On croit que Joël prophétisa sous son règne ; c’est à la même époque aussi que quelques auteurs (Bossuet, Cahnet, Bonnechose) placent l’histoire de Judith et d’Holopherne. La tradition a conservé, sous le nom de prière de Manassé dans l’angoisse, un chapitre qui a été ajouté dans quelques exemplaires grecs et latins à la fin du second livre des Chroniques ; cette prière est belle, mais sa forme liturgique suffirait pour la faire reconnaître comme apocryphe.

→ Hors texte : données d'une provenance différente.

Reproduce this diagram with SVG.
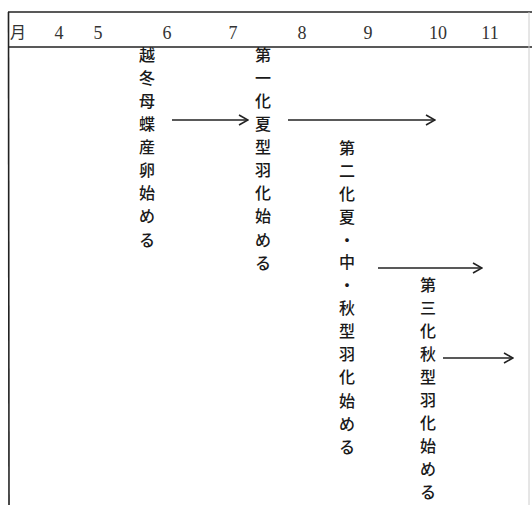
<svg xmlns="http://www.w3.org/2000/svg" width="532" height="505" viewBox="0 0 532 505">
<style>
.frame{stroke:#222;stroke-width:1.6;fill:none}
.conn{stroke:#222;stroke-width:1.4;fill:none}
.m{font-family:"Liberation Serif","Noto Sans CJK JP",serif;font-size:18px;fill:#333;text-anchor:middle}
.v{font-family:"Noto Sans CJK JP",sans-serif;font-size:16px;font-weight:500;fill:#1a1a1a;text-anchor:middle}
</style>
<defs>
<marker id="ah" viewBox="0 0 11 12" refX="10" refY="6" markerWidth="11" markerHeight="12" markerUnits="userSpaceOnUse" orient="auto">
<path d="M1,1 L10,6 L1,11" stroke="#222" stroke-width="1.6" fill="none"/>
</marker>
</defs>
<rect width="532" height="505" fill="#fff"/>
<g id="frame">
<line class="frame" x1="8" y1="12" x2="532" y2="12"/>
<line class="frame" x1="8" y1="47" x2="532" y2="47"/>
<line class="frame" x1="8.5" y1="12" x2="9" y2="505"/>
<line x1="529" y1="12" x2="529" y2="505" stroke="#ccc" stroke-width="1"/>
</g>
<g id="header">
<text class="m" x="18" y="38" style="font-family:'Noto Sans CJK JP',sans-serif;font-size:16px">月</text>
<text class="m" x="59" y="39">4</text>
<text class="m" x="98" y="39">5</text>
<text class="m" x="167" y="39">6</text>
<text class="m" x="233" y="39">7</text>
<text class="m" x="302" y="39">8</text>
<text class="m" x="368" y="39">9</text>
<text class="m" x="438" y="39">10</text>
<text class="m" x="490" y="39">11</text>
</g>
<g id="n1">
<text class="v" x="147 147 147 147 147 147 147 147 147" y="61 84 107 130 153 176 199 222 246">越冬母蝶産卵始める</text>
</g>
<g id="n2">
<text class="v" x="263 263 263 263 263 263 263 263 263 263" y="61 84 107 130 153 176 199 222 246 269">第一化夏型羽化始める</text>
</g>
<g id="n3">
<text class="v" x="347 347 347 347 347 347 347 347 347 347 347 347 347 347" y="154 177 200 223 246 268 291 314 337 360 383 407 430 453">第二化夏・中・秋型羽化始める</text>
</g>
<g id="n4">
<text class="v" x="428 428 428 428 428 428 428 428 428 428" y="291 314 337 360 383 406 429 452 475 498">第三化秋型羽化始める</text>
</g>
<g id="connectors">
<line class="conn" x1="172" y1="120" x2="248" y2="120" marker-end="url(#ah)"/>
<line class="conn" x1="288" y1="120" x2="435" y2="120" marker-end="url(#ah)"/>
<line class="conn" x1="378" y1="268" x2="482" y2="268" marker-end="url(#ah)"/>
<line class="conn" x1="443" y1="358" x2="513" y2="358" marker-end="url(#ah)"/>
</g>
</svg>
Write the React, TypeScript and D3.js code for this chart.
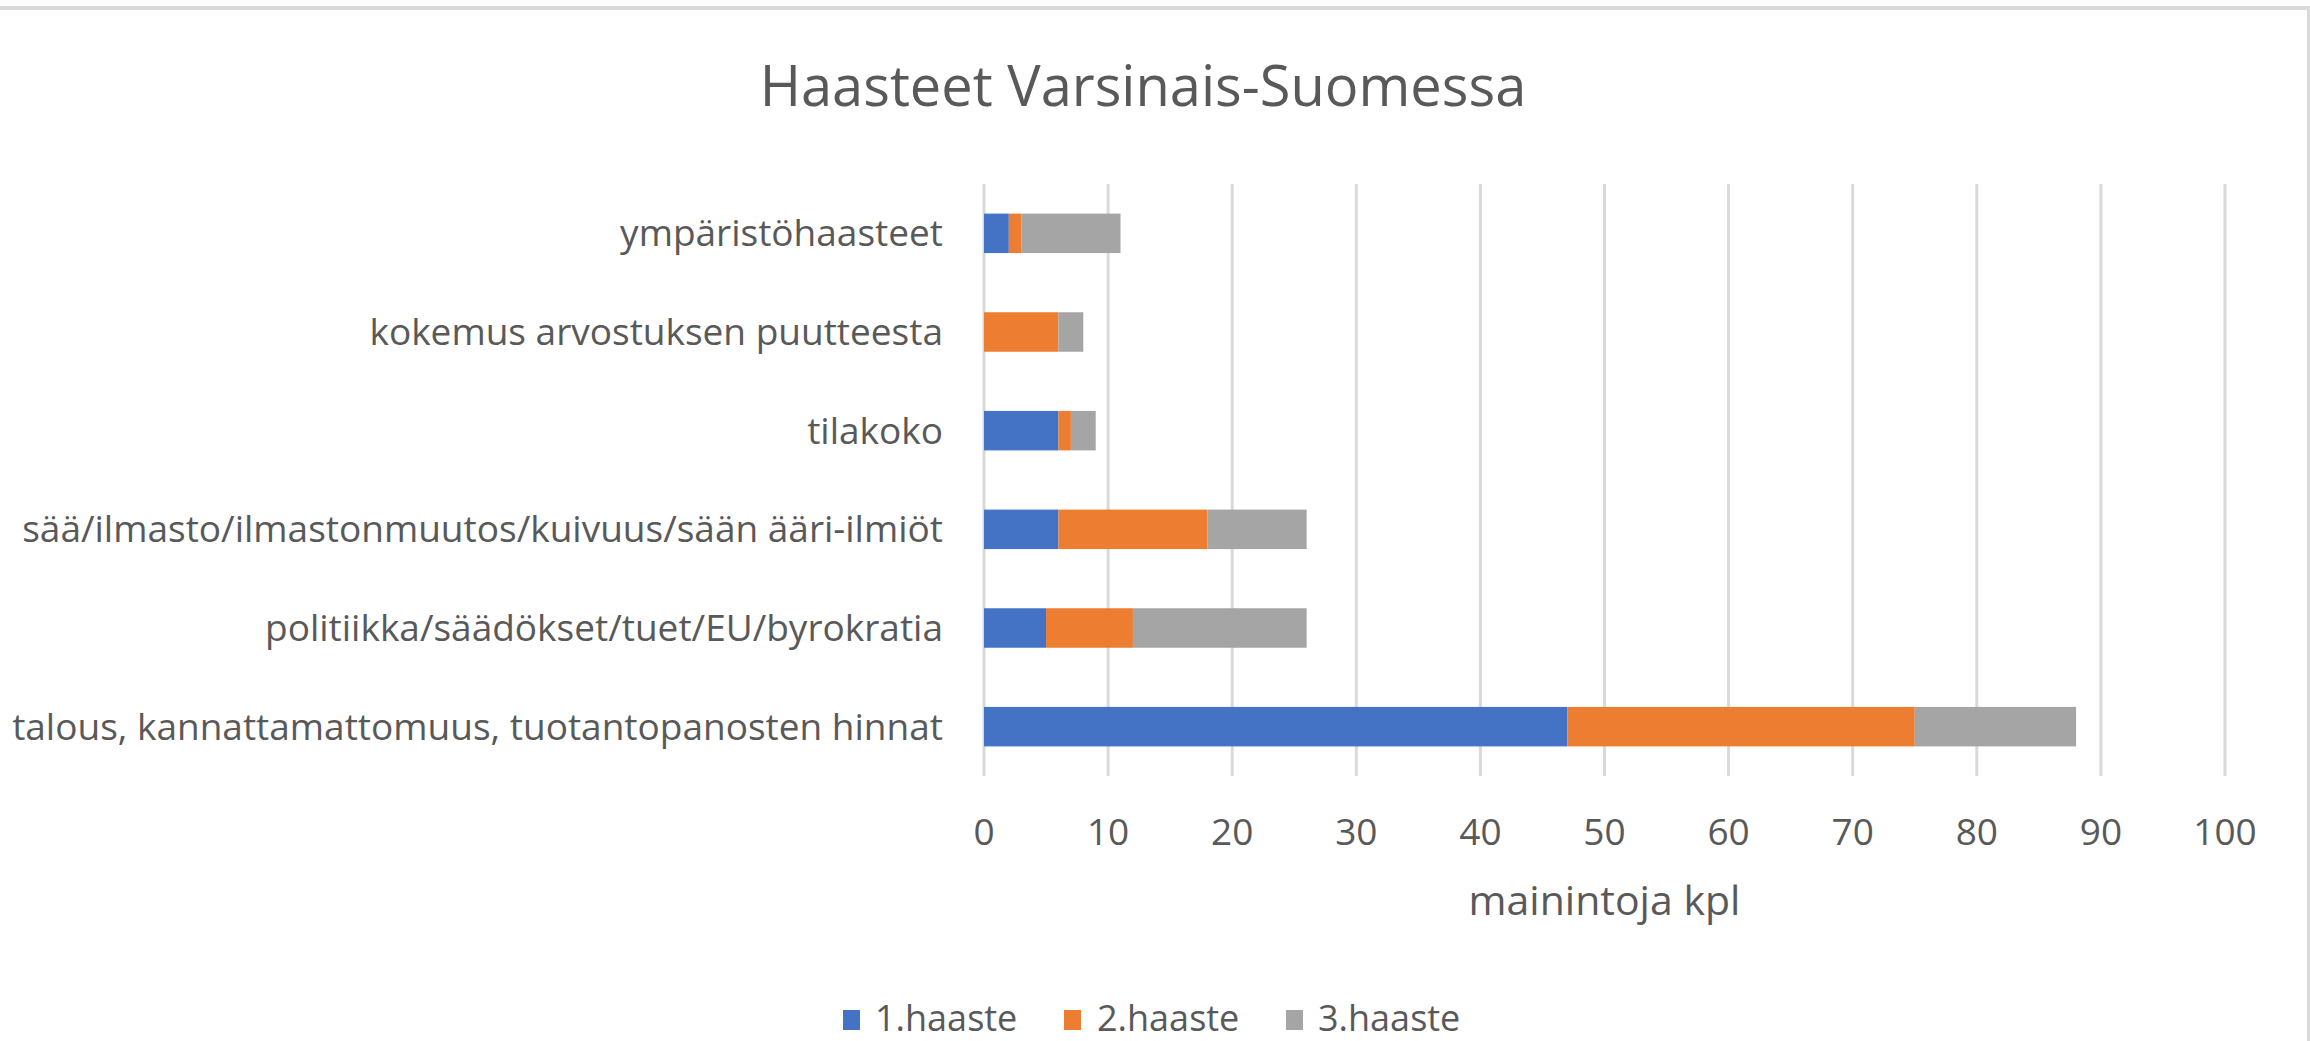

Le second livre des Rois ne parle que des crimes et des malheurs de Manassé ; il ne dit mot de sa repentance, mais indique en passant qu’à sa mort il n’était plus prisonnier ; ce dernier détail montre qu’il n’y a pas contradiction entre le récit des Rois et celui des Chroniques, mais l’omission d’une partie aussi importante de la vie de Manassé ne s’explique pas ; on pourrait croire que l’auteur des Chroniques, qui a puisé à plus de sources, a trouvé aussi plus de détails ; mais la conversion de Manassé n’est pas un détail dans sa vie, et caractérise son histoire tout entière ; tout Israélite, historien ou non, devait connaître un événement de cette importance.